However, as powerful as social networking may be, lawyers shouldn't neglect the listserv as a valuable tool for marketing. For a variety of reasons, some lawyers have not made the transition to social networking, nor do they have any intention of doing so. Yet, these lawyers may be a source of referrals, or may need to collaborate with another lawyer or outsource a project. By ignoring listservs, you miss out on a potential source of work.
In many ways, listservs are a precursor to social networking tools. Listservs are essentially a mailing list dedicated to a particular topic where users can post messages and receive responses via email. Listservs enable users to ask each other questions, exchange information, and engage in conversations on a variety of topics. Over time, many listservs may morph from pure business to include personal discussion as well, thus creating the same sense of community as social networking sites like Facebook or Twitter.
Solosez is perhaps one of the best known listservs for solo and small firm lawyers. Now a decade old, Solosez boasts more than 3,000 members, making it -- as some refer to it -- the nation's largest virtual law firm. These days, most state bar sections have listservs, as do specialty bar associations dedicated to practice area specialties like litigation, estate planning, or bankruptcy.
Some lawyers prefer the convenience of a listserv, since messages flow directly into their inbox instead of requiring them to log on to a site. On the other hand, some lawyers avoid listservs, particularly high volume ones like Solosez, because the thought of 150 daily emails flooding their inbox is overwhelming -- though the email problem is easily cured if you manage your participation properly.
Below are a few tips for maximizing the marketing value of a listserv in your practice.
1. Choose your lists wisely
Just because listservs are a useful marketing tool doesn't mean that you need to go overboard. Limit yourself to two or three lists, with at least one of them being a low volume list. If you spread yourself too thin, you'll either find yourself reading emails all day long or you won't have time to participate meaningfully in any of the lists.
Many listservs have long-standing traditions and rules, and members often take them seriously. Before jumping into a conversation and violating the ground rules, spend a few days observing the listserv's rituals. If, based on your evaluation, you decide that the rules are simply too restrictive, don't even bother signing on.
Once you understand the rules, introduce yourself to the list. Share your name, your practice area, the states where you're licensed to practice, and perhaps some personal information about where you went to law school or your family hobbies. In particular, it's the personal information that usually generates the most interest -- for example, if you're a dog lover, you'll probably receive a personal welcome from other canine fans.
3. Give more than you take
For newer lawyers in particular, there's a tendency to milk the listserv for advice and answers to questions. There's nothing wrong with that, and in fact, getting substantive assistance is one of the major benefits of a listserv. At the same time, if you come across as a free rider, you'll turn off other participants and most likely deter them from referring cases or work to you.

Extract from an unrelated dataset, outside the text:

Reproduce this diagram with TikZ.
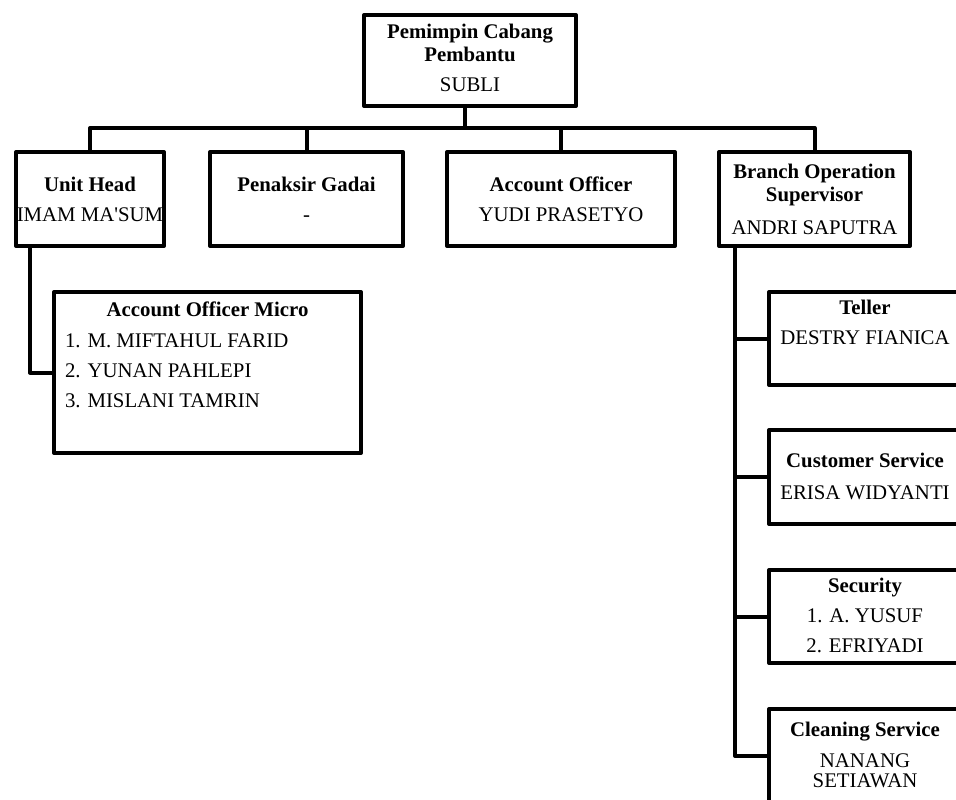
\documentclass[tikz,border=0pt]{standalone}
\usepackage{fontspec}
\setmainfont{Liberation Serif}

\begin{document}
\begin{tikzpicture}[x=1pt, y=-1pt, line width=4pt, line join=round,
	box/.style={draw, rectangle, inner sep=0pt},
	lbl/.style={font=\fontsize{20.8}{23}\selectfont, align=center, anchor=base, inner sep=0pt}]
	\useasboundingbox (0,0) rectangle (956,800);
	\clip (0,0) rectangle (956,800);
	% boxes
	\node[box, minimum width=212pt, minimum height=91pt] (pcp) at (470,60.5) {};
	\node[box, minimum width=148pt, minimum height=94pt] (unit) at (90,199) {};
	\node[box, minimum width=193pt, minimum height=94pt] (pen) at (306.5,199) {};
	\node[box, minimum width=228pt, minimum height=94pt] (ao) at (561,199) {};
	\node[box, minimum width=191pt, minimum height=94pt] (bos) at (814.5,199) {};
	\node[box, minimum width=307pt, minimum height=161pt] (aom) at (207.5,372.5) {};
	\node[box, minimum width=192pt, minimum height=93pt] (tel) at (865,338.5) {};
	\node[box, minimum width=192pt, minimum height=94pt] (cs) at (865,477) {};
	\node[box, minimum width=192pt, minimum height=93pt] (sec) at (865,616.5) {};
	\node[box, minimum width=192pt, minimum height=94pt] (cln) at (865,756) {};
	% texts (anchored on the baseline of the last line)
	\node[lbl] (pcpT) at ([yshift=-79pt]pcp.north) {\textbf{Pemimpin Cabang}\\\textbf{Pembantu}\\[7pt]SUBLI};
	\node[lbl] (unitT) at ([yshift=-71pt]unit.north) {\textbf{Unit Head}\\[7pt]IMAM MA\textquotesingle SUM};
	\node[lbl] (penT) at ([yshift=-71pt]pen.north) {\textbf{Penaksir Gadai}\\[7pt]-};
	\node[lbl] (aoT) at ([yshift=-71pt]ao.north) {\textbf{Account Officer}\\[7pt]YUDI PRASETYO};
	\node[lbl] (bosT) at ([yshift=-84pt]bos.north) {\textbf{Branch Operation}\\\textbf{Supervisor}\\[10pt]ANDRI SAPUTRA};
	\node[lbl] (aomT) at ([yshift=-26pt]aom.north) {\textbf{Account Officer Micro}};
	\node[lbl, align=left, anchor=base west] (aomL) at ([xshift=11pt, yshift=-117pt]aom.north west)
		{1. M. MIFTAHUL FARID\\[7pt]2. YUNAN PAHLEPI\\[7pt]3. MISLANI TAMRIN};
	\node[lbl] (telT) at ([yshift=-54pt]tel.north) {\textbf{Teller}\\[7pt]DESTRY FIANICA};
	\node[lbl] (csT) at ([yshift=-71pt]cs.north) {\textbf{Customer Service}\\[9pt]ERISA WIDYANTI};
	\node[lbl] (secT) at ([yshift=-84pt]sec.north) {\textbf{Security}\\[7pt]1. A. YUSUF\\[7pt]2. EFRIYADI};
	\node[lbl] (clnT) at ([yshift=-80pt]cln.north) {\textbf{Cleaning Service}\\[8pt]NANANG\\[-3pt]SETIAWAN};
	% connectors
	\draw ([xshift=-5pt]pcp.south) -- ++(0,20) coordinate (bus);
	\draw (unit.north) |- (bus) -| (bos.north);
	\draw (pen.north) -- (pen.north |- bus);
	\draw (ao.north) -- (ao.north |- bus);
	\draw ([xshift=16pt]unit.south west) |- (aom.west);
	\draw ([xshift=18pt]bos.south west) coordinate (trunk) |- (cln.west);
	\foreach \n in {tel,cs,sec}
		\draw (\n.west) -- (\n.west -| trunk);
\end{tikzpicture}
\end{document}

So what can a new or inexperienced lawyer contribute? Start by offering responses to the non-substantive questions that come across the list, such as the best way to get stains out of a carpet or tips for taking the kids to Disneyworld (yes, these are among the topics that have been discussed on Solosez). You can also try to track down resources -- for example, if a lawyer is looking for a sample retainer letter, you could run a few Google searches and provide the links. And be sure to congratulate your listmates on victories. As long as you make an effort to contribute to the conversation, you'll make a good impression and lay the foundation for referrals from other lawyers.
4. Include a detailed signature line
Include detailed information in your email signature line, including the location of your firm, your website or blog, and jurisdictions where you practice. That way, lawyers who are new to the list who missed your introduction will have access to this basic information and can contact you if they have a need to refer a case to someone with your expertise or bar membership.
5. Take conversations off list
Participating in listserv conversation offers a great way to meet a wide range of people. But for a listserv to have the most value, you'll need to build relationships off-list. Think of a listserv as analogous to a big networking party -- you'll meet a large group of people, but you need to follow up to build the relationship afterward.
So identify a few people on the listserv whom you'd like to get to know better. Perhaps there's an attorney with a compatible work area where you may find opportunities for collaboration or cross-referrals. Or perhaps there's a lawyer with a similar background who might prove useful as a mentor. Send an email and strike up a conversation off the main list. And definitely see if there's an opportunity to get together in person.
6. Facilitate off-list meetings
One reason why the Solosez has thrived is because members in different cities take the intiative to arrange in-person meetings. The D.C. contingent of Solosez meets for monthly lunches and over the past eight years, many thousands of dollars in business has been exchanged and referred between attendees. If you're on a listserv that doesn't have off-list get-togethers, why not take the initiative and arrange a meeting yourself? By doing so, you put yourself at the center of the action, which means you'll be the first to come to mind when someone has a case to refer.
Perhaps some day, listservs will become obsolete, but that day remains a long way off. Until that happens, keep listservs on your list of marketing tools and use them to lay the foundation for referrals and relationships that will result in maximum revenue for your firm.